## JOB
Copy these lines exactly and nothing else: from the line holding "Clone this chart in Plotly.js." to the line holding "function barX(g, b)", both lines included.

## RECORD SET
◇ ◇ ◇
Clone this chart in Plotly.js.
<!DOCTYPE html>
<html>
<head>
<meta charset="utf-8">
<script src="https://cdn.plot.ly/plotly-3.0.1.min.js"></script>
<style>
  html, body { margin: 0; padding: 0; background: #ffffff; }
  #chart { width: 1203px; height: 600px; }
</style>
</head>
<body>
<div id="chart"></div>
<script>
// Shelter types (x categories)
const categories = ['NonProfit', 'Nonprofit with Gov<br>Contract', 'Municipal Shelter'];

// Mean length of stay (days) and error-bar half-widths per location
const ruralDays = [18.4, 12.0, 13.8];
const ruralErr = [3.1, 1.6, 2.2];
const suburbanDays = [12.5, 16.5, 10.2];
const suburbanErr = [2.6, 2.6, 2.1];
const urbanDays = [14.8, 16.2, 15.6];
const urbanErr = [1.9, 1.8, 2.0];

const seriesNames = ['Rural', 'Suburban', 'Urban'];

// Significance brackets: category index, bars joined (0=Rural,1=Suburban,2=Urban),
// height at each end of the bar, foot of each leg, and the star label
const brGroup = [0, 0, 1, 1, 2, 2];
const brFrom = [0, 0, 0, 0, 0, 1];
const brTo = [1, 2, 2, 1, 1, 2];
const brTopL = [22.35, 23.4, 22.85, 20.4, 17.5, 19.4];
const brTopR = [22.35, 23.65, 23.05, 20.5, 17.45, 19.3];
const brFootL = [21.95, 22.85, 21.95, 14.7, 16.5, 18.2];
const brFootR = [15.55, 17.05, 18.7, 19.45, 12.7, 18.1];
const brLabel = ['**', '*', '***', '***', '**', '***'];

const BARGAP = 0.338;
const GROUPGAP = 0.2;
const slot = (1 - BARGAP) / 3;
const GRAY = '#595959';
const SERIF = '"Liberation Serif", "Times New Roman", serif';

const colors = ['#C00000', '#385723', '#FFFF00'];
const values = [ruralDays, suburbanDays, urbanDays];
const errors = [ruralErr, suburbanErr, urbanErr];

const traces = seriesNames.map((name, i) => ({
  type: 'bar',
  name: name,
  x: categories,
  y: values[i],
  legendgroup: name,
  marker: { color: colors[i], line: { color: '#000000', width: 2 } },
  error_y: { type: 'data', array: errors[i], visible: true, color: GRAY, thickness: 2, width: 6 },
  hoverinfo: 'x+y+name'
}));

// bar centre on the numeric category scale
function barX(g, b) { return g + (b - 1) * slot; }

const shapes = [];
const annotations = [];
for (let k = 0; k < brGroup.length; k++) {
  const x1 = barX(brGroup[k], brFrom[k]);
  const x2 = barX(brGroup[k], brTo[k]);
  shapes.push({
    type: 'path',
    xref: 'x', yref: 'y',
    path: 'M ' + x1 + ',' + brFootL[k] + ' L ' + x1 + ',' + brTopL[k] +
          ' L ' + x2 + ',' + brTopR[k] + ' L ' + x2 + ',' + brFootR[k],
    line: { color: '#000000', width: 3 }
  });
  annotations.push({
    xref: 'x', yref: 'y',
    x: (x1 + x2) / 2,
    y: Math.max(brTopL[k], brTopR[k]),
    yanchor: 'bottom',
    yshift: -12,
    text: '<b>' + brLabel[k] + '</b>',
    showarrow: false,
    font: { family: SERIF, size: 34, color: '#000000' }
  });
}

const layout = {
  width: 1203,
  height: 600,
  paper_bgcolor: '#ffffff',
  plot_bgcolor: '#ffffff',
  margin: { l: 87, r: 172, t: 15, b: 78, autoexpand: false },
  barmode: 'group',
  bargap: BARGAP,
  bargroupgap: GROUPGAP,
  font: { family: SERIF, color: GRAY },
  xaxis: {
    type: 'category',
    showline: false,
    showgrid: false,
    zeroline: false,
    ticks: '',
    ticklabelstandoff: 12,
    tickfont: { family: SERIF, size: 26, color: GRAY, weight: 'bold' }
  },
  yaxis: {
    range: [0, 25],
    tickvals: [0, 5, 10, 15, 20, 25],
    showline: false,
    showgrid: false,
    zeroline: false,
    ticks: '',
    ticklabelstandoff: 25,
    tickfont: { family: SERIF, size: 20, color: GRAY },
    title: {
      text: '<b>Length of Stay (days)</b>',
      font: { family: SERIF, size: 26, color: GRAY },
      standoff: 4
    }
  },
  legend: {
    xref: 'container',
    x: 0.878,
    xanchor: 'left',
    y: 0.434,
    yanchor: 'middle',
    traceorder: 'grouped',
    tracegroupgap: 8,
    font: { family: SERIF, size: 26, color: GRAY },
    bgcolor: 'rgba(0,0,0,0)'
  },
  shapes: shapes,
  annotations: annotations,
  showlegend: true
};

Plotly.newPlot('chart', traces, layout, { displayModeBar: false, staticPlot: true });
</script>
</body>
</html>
◇ ◇ ◇
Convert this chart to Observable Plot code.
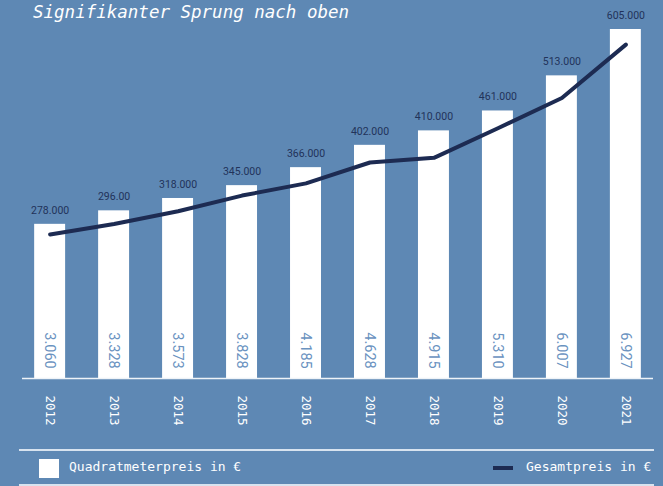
◇ ◇ ◇
## FINISHED ANSWER
Clone this chart in Plotly.js.
<!DOCTYPE html>
<html>
<head>
<meta charset="utf-8">
<script src="https://cdn.plot.ly/plotly-3.0.1.min.js"></script>
<style>
  html, body { margin: 0; padding: 0; background: #ffffff; }
  #chart { width: 1203px; height: 600px; }
</style>
</head>
<body>
<div id="chart"></div>
<script>
// Shelter types (x categories)
const categories = ['NonProfit', 'Nonprofit with Gov<br>Contract', 'Municipal Shelter'];

// Mean length of stay (days) and error-bar half-widths per location
const ruralDays = [18.4, 12.0, 13.8];
const ruralErr = [3.1, 1.6, 2.2];
const suburbanDays = [12.5, 16.5, 10.2];
const suburbanErr = [2.6, 2.6, 2.1];
const urbanDays = [14.8, 16.2, 15.6];
const urbanErr = [1.9, 1.8, 2.0];

const seriesNames = ['Rural', 'Suburban', 'Urban'];

// Significance brackets: category index, bars joined (0=Rural,1=Suburban,2=Urban),
// height at each end of the bar, foot of each leg, and the star label
const brGroup = [0, 0, 1, 1, 2, 2];
const brFrom = [0, 0, 0, 0, 0, 1];
const brTo = [1, 2, 2, 1, 1, 2];
const brTopL = [22.35, 23.4, 22.85, 20.4, 17.5, 19.4];
const brTopR = [22.35, 23.65, 23.05, 20.5, 17.45, 19.3];
const brFootL = [21.95, 22.85, 21.95, 14.7, 16.5, 18.2];
const brFootR = [15.55, 17.05, 18.7, 19.45, 12.7, 18.1];
const brLabel = ['**', '*', '***', '***', '**', '***'];

const BARGAP = 0.338;
const GROUPGAP = 0.2;
const slot = (1 - BARGAP) / 3;
const GRAY = '#595959';
const SERIF = '"Liberation Serif", "Times New Roman", serif';

const colors = ['#C00000', '#385723', '#FFFF00'];
const values = [ruralDays, suburbanDays, urbanDays];
const errors = [ruralErr, suburbanErr, urbanErr];

const traces = seriesNames.map((name, i) => ({
  type: 'bar',
  name: name,
  x: categories,
  y: values[i],
  legendgroup: name,
  marker: { color: colors[i], line: { color: '#000000', width: 2 } },
  error_y: { type: 'data', array: errors[i], visible: true, color: GRAY, thickness: 2, width: 6 },
  hoverinfo: 'x+y+name'
}));

// bar centre on the numeric category scale
function barX(g, b) { return g + (b - 1) * slot; }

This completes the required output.